DI GUNUNG BATU ITU, ADA KEHIDUPAN

Waktu sudah menunjukkan jam 15.15 sore itu, ketika kami turun di tempat pemberhentian bis. Kami kemudian menumpang mobil van kecil, tanpa AC, ke dekat Biara St. Katarina - di kota St. Katarina, Mesir untuk naik ke atas dengan tujuan mendaki Gunung Sinai. Jaraknya pendek saja, hanya sekitar 7 menit dengan mobil angkutan tersebut. Udara amat panas untuk ukuran orang Indonesia yaitu 38 - 39 derajat celsius.

Di "stasiun" unta itu ada puluhan unta yang sudah siap untuk menghantar peziarah untuk naik ke gunung suci. Unta-unta itu "duduk dengan melipat kakinya" agar memudahkan para penunggang untuk duduk di pelana yang ada punggungnya. Unta-unta itu amat jinak, dan setelah ditunggangi siap berdiri, berjalan, dengan mengantar ke stasi berikutnya. Jaraknya cukup jauh, sekitar 1,5 jam di punggung unta, jadi kira-kira 8 km. Jalannya mendaki, dan dengan tenang unta-unta itu berjalan berturut-turut, ada yang jalan tanpa dikawal pawang-nya, karena mereka sudah biasa melewati jalan itu.
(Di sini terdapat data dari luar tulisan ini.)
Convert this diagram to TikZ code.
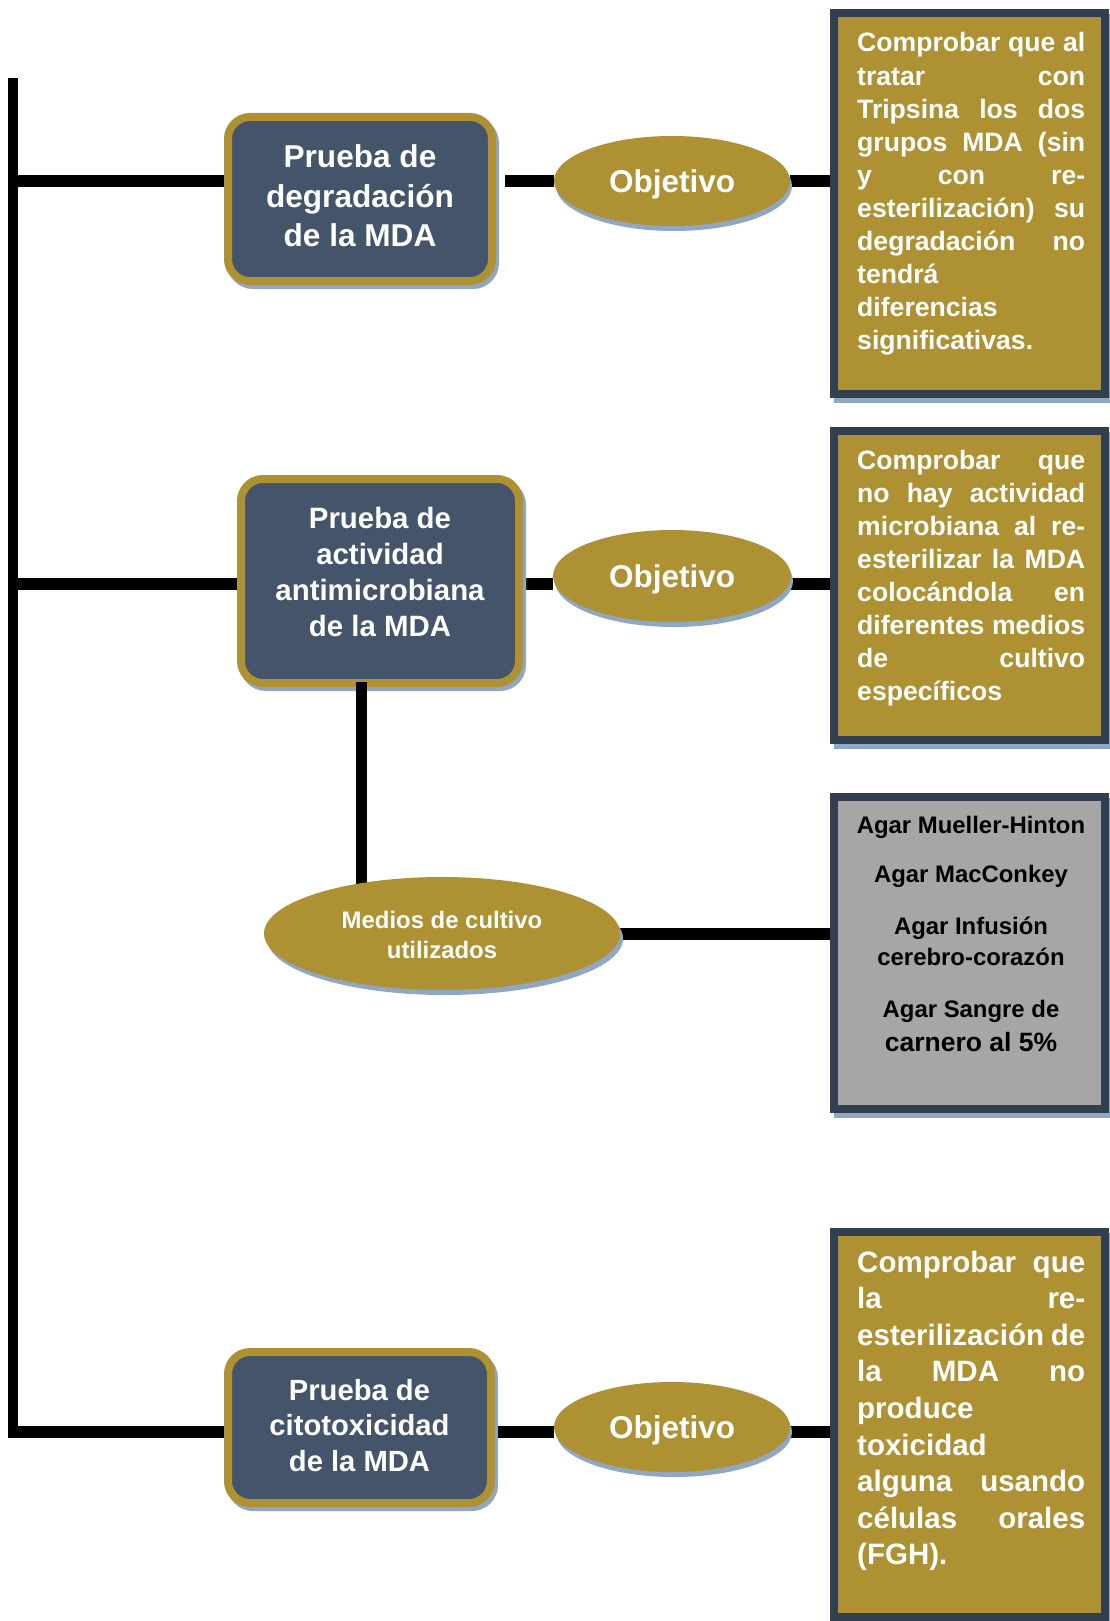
\documentclass[tikz,border=0pt]{standalone}
\usepackage{fontspec}
\setmainfont{Liberation Sans}
\usetikzlibrary{shapes.geometric,shadows}
\definecolor{gold}{RGB}{173,145,51}
\definecolor{navy}{RGB}{68,84,106}
\definecolor{slate}{RGB}{50,63,79}
\definecolor{grayfill}{RGB}{166,166,166}
\definecolor{shade}{RGB}{143,166,196}
\pgfdeclarelayer{bg}
\pgfsetlayers{bg,main}
\newcommand\JLine[1]{\makebox[228pt][s]{#1}}
\begin{document}
\begin{tikzpicture}[x=1pt,y=-1pt,
  roundbox/.style={rectangle, rounded corners=22pt, fill=navy, draw=gold, line width=8pt, inner sep=0pt,
    general shadow={shadow xshift=3pt, shadow yshift=-4pt, fill=shade, draw=shade, line width=8pt}},
  goal/.style={ellipse, fill=gold, inner sep=0pt, text=white, text depth=0pt, font=\bfseries\fontsize{31.5}{38}\selectfont,
    general shadow={shadow xshift=2pt, shadow yshift=-5pt, fill=shade}},
  infobox/.style={rectangle, fill=gold, draw=slate, line width=8pt, inner sep=0pt,
    general shadow={shadow xshift=4pt, shadow yshift=-5pt, fill=shade, draw=shade, line width=8pt}},
  conn/.style={line width=12pt, draw=black},
  txt/.style={inner sep=0pt, text=white, anchor=base},
  gtxt/.style={inner sep=0pt, text=black, anchor=base, font=\bfseries\fontsize{23.9}{30}\selectfont},
]
\useasboundingbox (0,0) rectangle (1109,1621);

% test boxes
\node[roundbox, minimum width=264pt, minimum height=164pt] (b1) at (360,199) {};
\node[roundbox, minimum width=278pt, minimum height=204pt] (b2) at (380,581) {};
\node[roundbox, minimum width=263pt, minimum height=151pt] (b4) at (359.5,1427.5) {};

\node[txt, font=\bfseries\fontsize{31.6}{39.3}\selectfont] (b1t) at (360,168)
  {\parbox[t]{260pt}{\centering Prueba de\\degradación\\de la MDA}};
\node[txt, font=\bfseries\fontsize{29.4}{36}\selectfont] (b2t) at (380,528)
  {\parbox[t]{270pt}{\centering Prueba de\\actividad\\antimicrobiana\\de la MDA}};
\node[txt, font=\bfseries\fontsize{29.2}{35.5}\selectfont] (b4t) at (359.5,1400)
  {\parbox[t]{260pt}{\centering Prueba de\\citotoxicidad\\de la MDA}};

% objective ellipses
\node[goal, minimum width=236pt, minimum height=90pt] (o1) at (672,181) {Objetivo};
\node[goal, minimum width=238pt, minimum height=92pt] (o2) at (672,576) {Objetivo};
\node[goal, minimum width=236pt, minimum height=90pt] (o4) at (672,1427) {Objetivo};

% vertical link from the second test box (drawn over the box, under the ellipse)
\coordinate (vEnd) at (361,884);
\draw[line width=11pt] (b2.south -| vEnd) ++(0,-5) -- (vEnd);

\node[ellipse, fill=gold, inner sep=0pt, minimum width=356pt, minimum height=113pt,
  general shadow={shadow xshift=3pt, shadow yshift=-5pt, fill=shade}] (m) at (442,933.5) {};
\node[txt, font=\bfseries\fontsize{23.9}{30}\selectfont] (mt) at (442,928)
  {\parbox[t]{300pt}{\centering Medios de cultivo\\utilizados}};

% right boxes
\node[infobox, minimum width=271pt, minimum height=381pt] (i1) at (969.5,203.5) {};
\node[infobox, minimum width=271pt, minimum height=309pt] (i2) at (969.5,585.5) {};
\node[infobox, fill=grayfill, minimum width=271pt, minimum height=312pt] (i3) at (969.5,953) {};
\node[infobox, minimum width=271pt, minimum height=385pt] (i4) at (969.5,1424.5) {};

\node[txt, anchor=base west, font=\bfseries\fontsize{26.6}{33.1}\selectfont] (i1t) at (857,52)
  {\parbox[t]{228pt}{\JLine{Comprobar que al}\\\JLine{tratar con}\\\JLine{Tripsina los dos}\\%
   \JLine{grupos MDA (sin}\\\JLine{y con re-}\\\JLine{esterilización) su}\\\JLine{degradación no}\\%
   tendrá\\diferencias\\significativas.}};
\node[txt, anchor=base west, font=\bfseries\fontsize{26.6}{33}\selectfont] (i2t) at (857,469)
  {\parbox[t]{228pt}{\JLine{Comprobar que}\\\JLine{no hay actividad}\\\JLine{microbiana al re-}\\%
   \JLine{esterilizar la MDA}\\\JLine{colocándola en}\\\JLine{diferentes medios}\\\JLine{de cultivo}\\%
   específicos}};
\node[txt, anchor=base west, font=\bfseries\fontsize{29.5}{36.6}\selectfont] (i4t) at (857,1272)
  {\parbox[t]{228pt}{\JLine{Comprobar que}\\\JLine{la re-}\\\JLine{esterilización de}\\%
   \JLine{la MDA no}\\produce\\toxicidad\\\JLine{alguna usando}\\\JLine{células orales}\\(FGH).}};

\node[gtxt] (g1) at (971,833) {Agar Mueller-Hinton};
\node[gtxt] (g2) at (971,882) {Agar MacConkey};
\node[gtxt] (g3) at (971,934) {Agar Infusión};
\node[gtxt] (g4) at (971,965) {cerebro-corazón};
\node[gtxt] (g5) at (971,1017) {Agar Sangre de};
\node[gtxt, font=\bfseries\fontsize{26.5}{32}\selectfont] (g6) at (971,1051) {carnero al 5\%};

% connectors
\coordinate (sTop) at (13,78);
\coordinate (sBot) at (13,1438);
\coordinate (r1) at (13,181);
\coordinate (r2) at (13,584);
\coordinate (r4) at (13,1432);
\begin{pgfonlayer}{bg}
\draw[line width=10pt] (sTop) -- (sBot);
\draw[conn] (r1) -- (r1 -| b1.west);
\draw[conn, shorten <=9pt] (r1 -| b1.east) -- (r1 -| o1.west);
\draw[conn] (r1 -| o1.east) -- (r1 -| i1.west);
\draw[conn] (r2) -- (r2 -| b2.west);
\draw[conn] (r2 -| b2.east) -- (r2 -| o2.west);
\draw[conn] (r2 -| o2.east) -- (r2 -| i2.west);
\draw[conn] (m.east) -- (m.east -| i3.west);
\draw[conn] (r4) -- (r4 -| b4.west);
\draw[conn] (r4 -| b4.east) -- (r4 -| o4.west);
\draw[conn] (r4 -| o4.east) -- (r4 -| i4.west);
\end{pgfonlayer}
\end{tikzpicture}
\end{document}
Setelah sampai di stasi yang dituju, perjalanan ke puncak Gunung Sinai dilanjutkan dengan jalan kaki. Jalannya makin menanjak dan lebih terjal. Meski demikian, kami semua berjalan di batu-batuan yang besar-besar dan sudah diatur, sehingga tidak takut tergelincir. Ada banyak penduduk setempat yang rela menjadi "pengawal dan menggandeng" para peziarah itu agar menjadi lebih pasti sampai di puncak gunung. Mereka mendapat imbalan 10 USD untuk sekali jalan. Bila perlu bantuan untuk naik dan turun, kita memberi imbalan kepada mereka 20 USD.

Di sepanjang jalan yang dilewati, yang terlihat adalah batu, kerikil, debu dan gunung baru yang berdiri kokoh di kiri-kanan. Tidak ada pepohonan dan rerumputan. Air yang mengalir pun tidak ada, apa lagi mata air. Pertanyaan yang muncul adalah unta-unta itu makan apa ? Dari mana mereka mendapatkan air minum ?

Di tempat yang sulit, panas, tandus dan sulit air itu, bahkan di atas gunung Sinai pun ternyata ada kehidupan. Di atas gunung yang gersang itu pun ada orang yang bertahan tinggal dan bahkan "menjual kopi panas dan teh manis" agar para peziarah itu dapat melepaskan dahaga dan memperoleh kesegaran kembali.

Di gunung itu, menjadi nyata bahwa manusia hidup bukan dari roti (makanan dan minuman duniawi saja) tetapi juga terutama dari Firman yang keluar dari mulut Allah.